Climate Change Indicators: Oceans

Covering about 70 percent of the Earth’s surface, the world’s oceans have a two-way relationship with weather and climate. The oceans influence the weather on local to global scales, while changes in climate can fundamentally alter many properties of the oceans. This chapter examines how some of these important characteristics of the oceans have changed over time.

  • Why does it matter?

    As greenhouse gases trap more energy from the sun, the oceans are absorbing more heat, resulting in an increase in sea surface temperatures and rising sea level. Changes in ocean temperatures and currents brought about by climate change will lead to alterations in climate patterns around the world. For example, warmer waters may promote the development of stronger storms in the tropics, which can cause property damage and loss of life. The impacts associated with sea level rise and stronger storms are especially relevant to coastal communities.

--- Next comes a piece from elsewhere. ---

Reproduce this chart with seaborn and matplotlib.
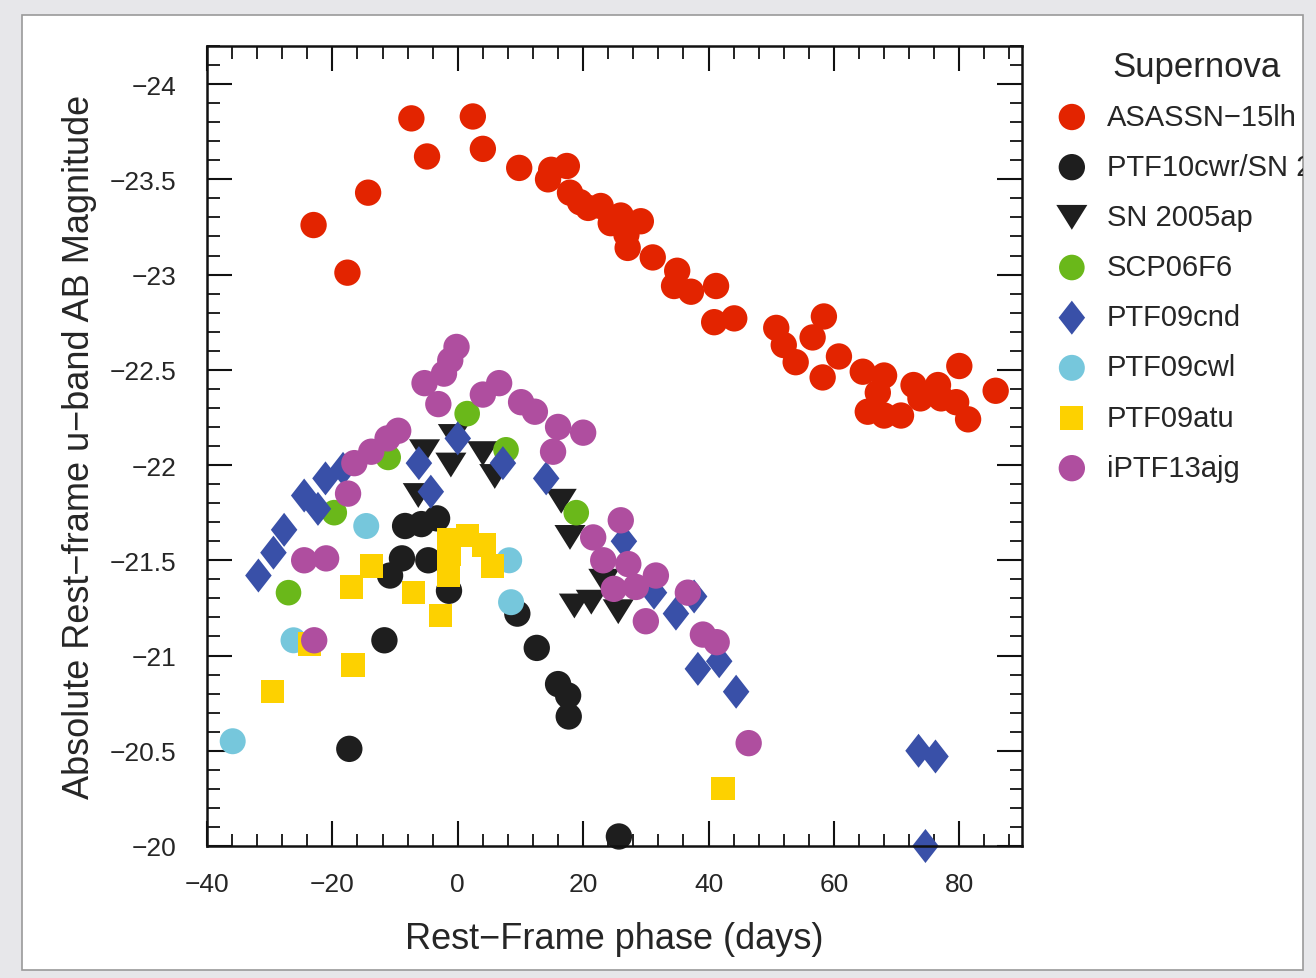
import matplotlib
matplotlib.use("Agg")
import matplotlib.pyplot as plt
import seaborn as sns
import numpy as np
import pandas as pd
from matplotlib.path import Path
from matplotlib.markers import MarkerStyle
from matplotlib.patches import Rectangle
from matplotlib.transforms import Bbox, TransformedBbox
from matplotlib.ticker import MultipleLocator, FuncFormatter

# ---------------- data ----------------
names = ["ASASSN\u221215lh", "PTF10cwr/SN 2010gx", "SN 2005ap", "SCP06F6",
         "PTF09cnd", "PTF09cwl", "PTF09atu", "iPTF13ajg"]
colors = ["#e32400", "#1e1e1e", "#1e1e1e", "#6ab81a",
          "#3950a8", "#76c7dc", "#fdd100", "#af4e9f"]

asassn_x = [-23.0, -17.6, -14.3, -7.4, -4.9, 2.4, 4.0, 9.8, 14.4, 14.9, 17.4, 17.9, 19.5, 20.8,
            22.8, 24.4, 26.0, 29.2, 27.1, 26.9, 31.1, 35.0, 34.5, 37.2, 41.2, 40.9, 44.1, 50.8,
            52.0, 53.9, 56.6, 58.4, 58.2, 60.8, 64.6, 68.0, 67.0, 65.4, 68.0, 70.7, 72.7, 73.8,
            76.6, 77.1, 79.5, 81.4, 80.0, 85.8]
asassn_y = [-23.26, -23.01, -23.43, -23.82, -23.62, -23.83, -23.66, -23.56, -23.50, -23.55,
            -23.57, -23.43, -23.38, -23.35, -23.36, -23.27, -23.31, -23.28, -23.14, -23.21,
            -23.09, -23.02, -22.94, -22.91, -22.94, -22.75, -22.77, -22.72, -22.63, -22.54,
            -22.67, -22.78, -22.46, -22.57, -22.49, -22.47, -22.38, -22.28, -22.26, -22.26,
            -22.42, -22.35, -22.42, -22.35, -22.33, -22.24, -22.52, -22.39]

ptf10cwr_x = [-17.3, -11.7, -10.8, -8.9, -4.7, -8.4, -5.8, -3.3, -1.4, 9.5, 12.6, 16.0, 17.6, 17.7, 25.7]
ptf10cwr_y = [-20.51, -21.08, -21.42, -21.51, -21.50, -21.68, -21.69, -21.72, -21.34, -21.22,
              -21.04, -20.85, -20.79, -20.68, -20.05]

sn2005ap_x = [-5.3, -1.1, -0.7, 4.0, 5.9, -6.3, 16.5, 17.9, 23.3, 21.3, 18.6, 25.6]
sn2005ap_y = [-22.07, -22.00, -22.15, -22.06, -21.94, -21.84, -21.81, -21.62, -21.39, -21.28,
              -21.26, -21.23]

scp06f6_x = [-27.0, -19.7, -11.1, 1.5, 7.7, 18.9]
scp06f6_y = [-21.33, -21.75, -22.04, -22.27, -22.08, -21.75]

ptf09cnd_x = [-31.8, -29.4, -27.7, -24.5, -22.3, -21.1, -18.3, -6.2, -4.3, 0.0, 7.2, 14.1,
              26.5, 31.3, 34.8, 37.7, 38.3, 41.7, 44.4, 73.5, 76.2, 74.6]
ptf09cnd_y = [-21.42, -21.54, -21.66, -21.84, -21.77, -21.93, -21.98, -22.01, -21.86, -22.14,
              -22.01, -21.93, -21.60, -21.33, -21.22, -21.31, -20.93, -20.97, -20.81, -20.50,
              -20.47, -20.00]

ptf09cwl_x = [-35.9, -26.2, -14.6, 8.2, 8.5]
ptf09cwl_y = [-20.55, -21.08, -21.68, -21.50, -21.28]

ptf09atu_x = [-29.6, -23.7, -16.7, -17.0, -13.8, -7.1, -2.8, -1.5, -1.4, -1.5, 1.6, 4.2, 5.6, 42.3]
ptf09atu_y = [-20.81, -21.06, -20.95, -21.36, -21.47, -21.33, -21.21, -21.61, -21.53, -21.42,
              -21.63, -21.58, -21.47, -20.30]

iptf13ajg_x = [-0.2, -1.2, -2.2, -5.3, -3.1, -9.5, -11.2, -13.8, -16.5, -17.5, -24.5, -21.0,
               -22.9, 4.0, 6.6, 10.1, 12.3, 16.0, 20.0, 15.2, 26.0, 21.6, 23.2, 27.2, 31.6,
               24.9, 28.4, 36.7, 30.0, 39.1, 41.3, 46.4]
iptf13ajg_y = [-22.62, -22.55, -22.48, -22.43, -22.32, -22.18, -22.14, -22.07, -22.01, -21.85,
               -21.50, -21.51, -21.08, -22.37, -22.43, -22.33, -22.28, -22.20, -22.17, -22.07,
               -21.71, -21.62, -21.50, -21.48, -21.42, -21.35, -21.36, -21.33, -21.18, -21.11,
               -21.07, -20.54]

xs = [asassn_x, ptf10cwr_x, sn2005ap_x, scp06f6_x, ptf09cnd_x, ptf09cwl_x, ptf09atu_x, iptf13ajg_x]
ys = [asassn_y, ptf10cwr_y, sn2005ap_y, scp06f6_y, ptf09cnd_y, ptf09cwl_y, ptf09atu_y, iptf13ajg_y]

# ---------------- styles ----------------
diamond = MarkerStyle(Path([(0, 1), (0.78, 0), (0, -1), (-0.78, 0), (0, 1)], closed=True))
tri_down = MarkerStyle(Path([(-1, 0.8), (1, 0.8), (0, -0.8), (-1, 0.8)], closed=True))
markers = ["o", "o", tri_down, "o", diamond, "o", "s", "o"]
sizes = [360, 360, 500, 340, 600, 350, 280, 360]

sns.set_style("ticks")
plt.rcParams["font.family"] = ["Liberation Sans", "DejaVu Sans"]

W, H = 1316, 979
fig = plt.figure(figsize=(W / 100, H / 100), dpi=100)
fig.patch.set_facecolor("#e7e7ea")
panel = Rectangle((22 / W, 1 - 971 / H), (1303 - 22) / W, (971 - 16) / H,
                  transform=fig.transFigure, facecolor="white", edgecolor="#9a9a9a",
                  lw=1.2, zorder=0)
fig.add_artist(panel)

ax = fig.add_axes([207 / W, 1 - 847 / H, (1022 - 207) / W, (847 - 47) / H])
ax.set_facecolor("white")

for name, col, mk, sz, xv, yv in zip(names, colors, markers, sizes, xs, ys):
    df = pd.DataFrame({"phase": xv, "mag": yv})
    sns.scatterplot(data=df, x="phase", y="mag", ax=ax, color=col, marker=mk, s=sz,
                    edgecolor="none", linewidth=0, label=name, clip_on=False, legend=False)

ax.set_xlim(-40, 90)
ax.set_ylim(-20, -24.2)
ax.xaxis.set_major_locator(MultipleLocator(20))
ax.xaxis.set_minor_locator(MultipleLocator(4))
ax.yaxis.set_major_locator(MultipleLocator(0.5))
ax.yaxis.set_minor_locator(MultipleLocator(0.1))
ax.set_xticks([-40, -20, 0, 20, 40, 60, 80])


def fmt(v, pos):
    return f"{v:g}".replace("-", "\u2212")


ax.yaxis.set_major_formatter(FuncFormatter(fmt))
ax.xaxis.set_major_formatter(FuncFormatter(fmt))

for sp in ax.spines.values():
    sp.set_linewidth(1.8)
    sp.set_color("#111111")
ax.tick_params(which="both", direction="in", top=True, right=True, color="#111111")
ax.tick_params(which="major", length=18, width=1.5, labelsize=19)
ax.tick_params(which="minor", length=9, width=1.3)
ax.tick_params(axis="x", which="major", pad=19)
ax.tick_params(axis="y", which="major", pad=22)

ax.set_xlabel("Rest\u2212Frame phase (days)", fontsize=26, labelpad=18)
ax.set_ylabel("Absolute Rest\u2212frame u\u2212band AB Magnitude", fontsize=26, labelpad=9)

handles, labels = ax.get_legend_handles_labels()
leg = fig.legend(handles, labels, loc="upper left",
                 bbox_to_anchor=(1031 / W, 1 - 92 / H), frameon=False,
                 fontsize=21, labelspacing=0.76,
                 handletextpad=0.2, borderaxespad=0, scatterpoints=1)
fig.text(1197 / W, 1 - 68 / H, "Supernova", fontsize=25, ha="center", va="center")
clipbb = TransformedBbox(Bbox.from_extents(0, 0, 1303 / W, 1), fig.transFigure)
for t in leg.get_texts():
    t.set_clip_box(clipbb)
    t.set_clip_on(True)

fig.savefig("out.png", dpi=100, facecolor=fig.get_facecolor())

    Although the oceans help reduce climate change by storing large amounts of carbon dioxide, increasing levels of dissolved carbon are changing the chemistry of seawater and making it more acidic. Increased ocean acidity makes it more difficult for certain organisms, such as corals and shellfish, to build their skeletons and shells. These effects, in turn, could substantially alter the biodiversity and productivity of ocean ecosystems.

    Changes in ocean systems generally occur over much longer time periods than in the atmosphere, where storms can form and dissipate in a single day. Interactions between the oceans and atmosphere occur slowly over many months to years, and so does the movement of water within the oceans, including the mixing of deep and shallow waters. Thus, trends can persist for decades, centuries, or longer. For this reason, even if greenhouse gas emissions were stabilized tomorrow, it would take many more years—decades to centuries—for the oceans to adjust to changes in the atmosphere and the climate that have already occurred.

Summary of Key Points

  • Ocean HeatThree independent analyses show that the amount of heat stored in the ocean has increased substantially since the 1950s. Ocean heat content not only determines sea surface temperature, but also affects sea level and currents. 
  • Sea Surface Temperature. Ocean surface temperatures increased around the world during the 20th century. Even with some year-to-year variation, the overall increase is clear, and sea surface temperatures have been consistently higher during the past three decades than at any other time since reliable observations began in the late 1800s.
  • Sea Level. When averaged over all of the world’s oceans, sea level has risen at a rate of roughly six-tenths of an inch per decade since 1880. The rate of increase has accelerated in recent years to more than an inch per decade. Changes in sea level relative to the land vary by region. Along the U.S. coastline, sea level has risen the most along the Mid-Atlantic coast and parts of the Gulf coast, where some stations registered increases of more than 8 inches between 1960 and 2015. Sea level has decreased relative to the land in parts of Alaska and the Pacific Northwest. 
    • A Closer Look: Land Loss Along the Atlantic Coast. As sea level rises, dry land and wetlands can turn into open water. Along many parts of the Atlantic coast, this problem is made worse by low elevations and land that is already sinking. Between 1996 and 2011, the coastline from Florida to New York lost more land than it gained.
  • Coastal Flooding. Flooding is becoming more frequent along the U.S. coastline as sea level rises. Nearly every site measured has experienced an increase in coastal flooding since the 1950s. The rate is accelerating in many locations along the East and Gulf coasts. The Mid-Atlantic region suffers the highest number of coastal flood days and has also experienced the largest increases in flooding.
  • Ocean Acidity. The ocean has become more acidic over the past few decades because of increased levels of atmospheric carbon dioxide, which dissolves in the water. Higher acidity affects the balance of minerals in the water, which can make it more difficult for certain marine animals to build their protective skeletons or shells.